Northern Venezuela and Colombia only have a 1 to 5 percent chance of a hurricane strike in any given year. The northernmost part of Venezuela, namely the Paraguanà Peninsula, the Paria Peninsula and the islands (but sometimes also the northern coast), is located in the southern end of the trajectory of hurricanes. But it can happen. 

But although Venezuela seldom has to deal with full-fledged tropical storms, we are affected by “tropical waves”. A tropical wave is an area of low pressure in the atmosphere moving westward from Africa into the Atlantic. Tropical waves last from a couple of days to several weeks, with new waves forming every few days. On satellite, these disturbances appear as clusters of thunderstorms and convection originating over North Africa and traveling westward into the tropical Atlantic. By providing the initial energy and spin needed for a hurricane to develop, tropical waves act like “seedlings” of tropical cyclones. Approximately 60 percent of tropical storms and minor hurricanes (categories 1 or 2), and nearly 85 percent of major hurricanes (category 3, 4, or 5) originate from tropical waves.

Even if they do not cause hurricanes, tropical waves often bring with thunderstorms and flooding rains. That’s what we have received over the past few weeks. Tropical waves 38 and 39 have destroyed over 8,000 homes and forced about 35,600 citizens to refuge in shelters. Besides affecting 116 roads and ten bridges, floods and landslides have damaged power stations in the states of Amazonas, Barinas, Bolivar, Delta Amacuro, Merida, Monagas, Tachira, and Zulia. Multiple floods and mudslides in in the neighboring state of Mérida have left 20 people dead and more than 1,200 buildings destroyed.

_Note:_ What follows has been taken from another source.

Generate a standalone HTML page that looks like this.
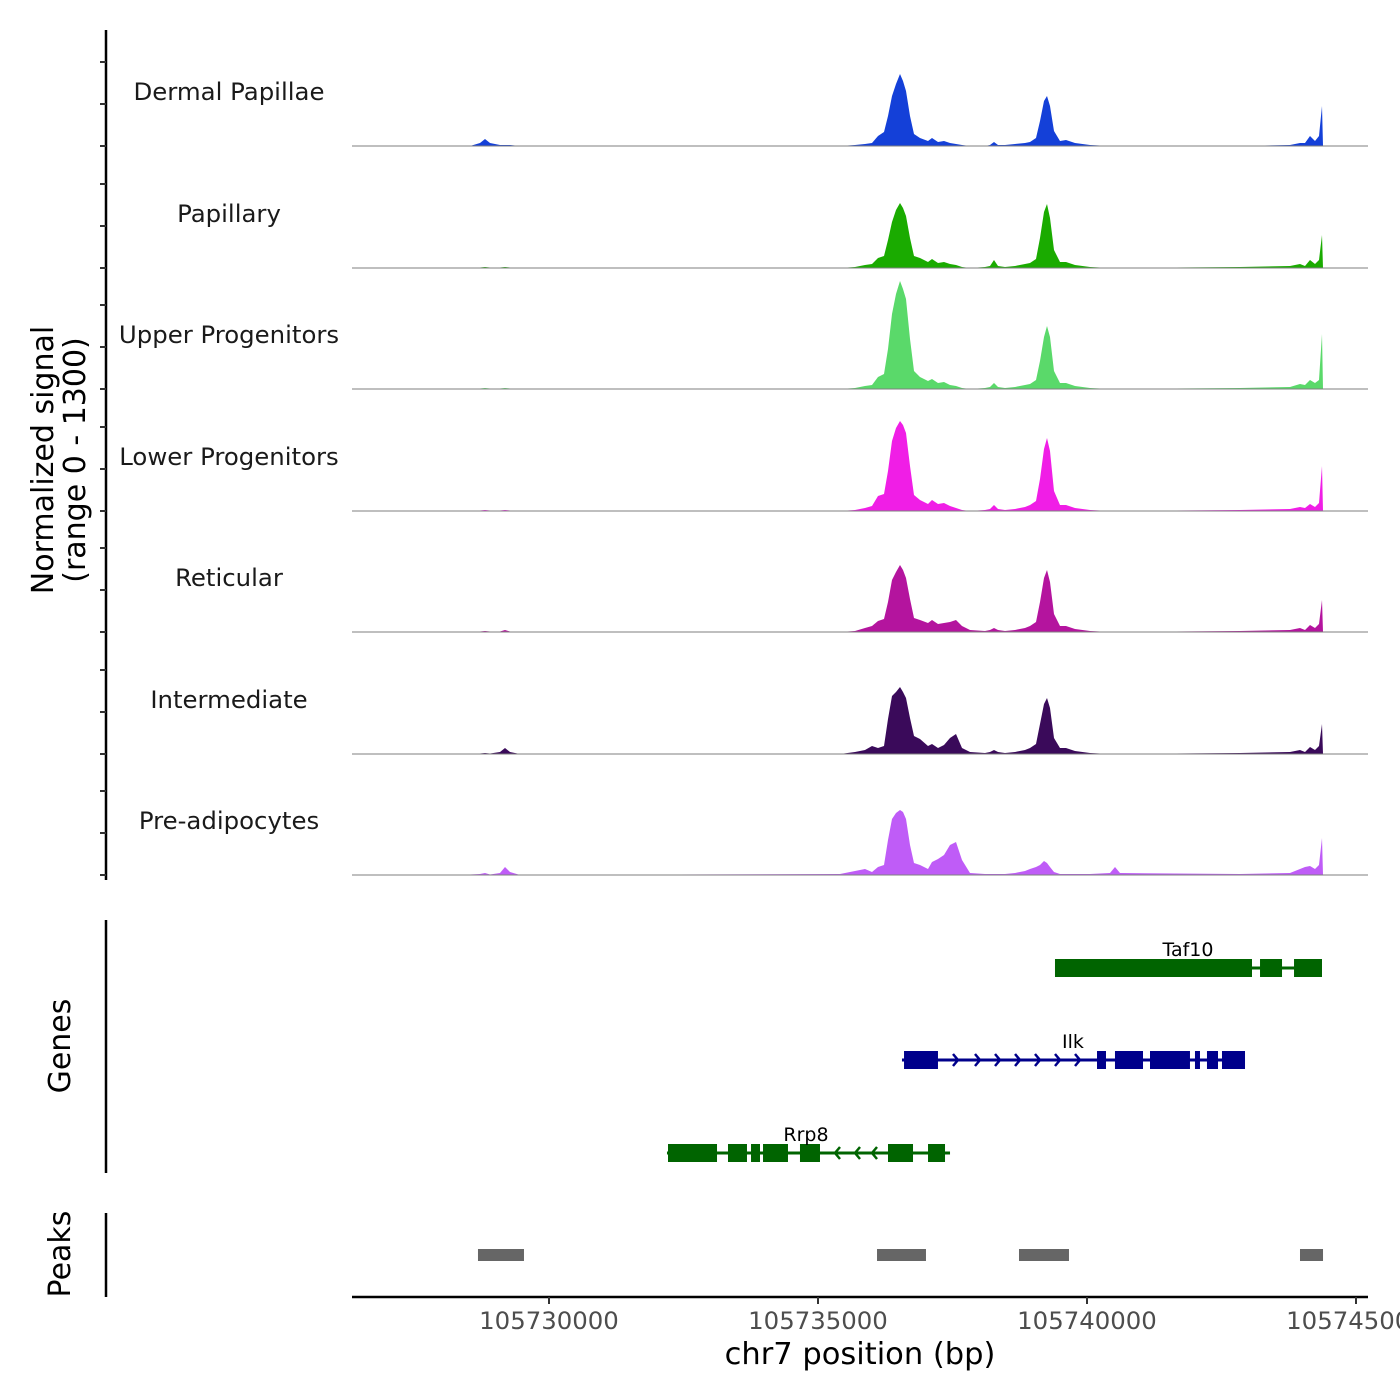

Avocado harvest.In La Caramuca, we have only had to deal with power outages. Our solar panels continue to work well, keeping the lights and security cameras going and the cell phones recharged. All the rain means excellent crops of fruits and vegetables. Luz Maria and I share the produce with our neighbors, those who stop by the mission and those we visit on evangelistic calls.

There also was 5.2-magnitude earthquake in Portuguesa, another neighboring state, on August 25, and a 4.9 quake off the coast of Sucre state on August 30.

All of which brings to mind Luke 21:8-11. “There will be great earthquakes, and in various places famines and pestilences. And there will be terrors and great signs from heaven.” As with many Biblical prophecies, the Lord in these verses speaks of two impending catastrophes, the destruction of Jerusalem and the end of the world, with one foreshadowing the other. So he warns his followers of the persecution that will precede the city’s downfall, and of false prophets who will predict the end of the whole world based on natural disasters and terrible wars. 

For those of us living in these days, the Lord’s words also apply to hurricanes, earthquakes, COVID-19 and even the persecution of believers in Afghanistan and other parts of the world. Like the first-century Christians, we are not terrified by cataclysm, for we not the end will not come until the day God has pointed. Nor do we regard them as random events, but signs that great day will come.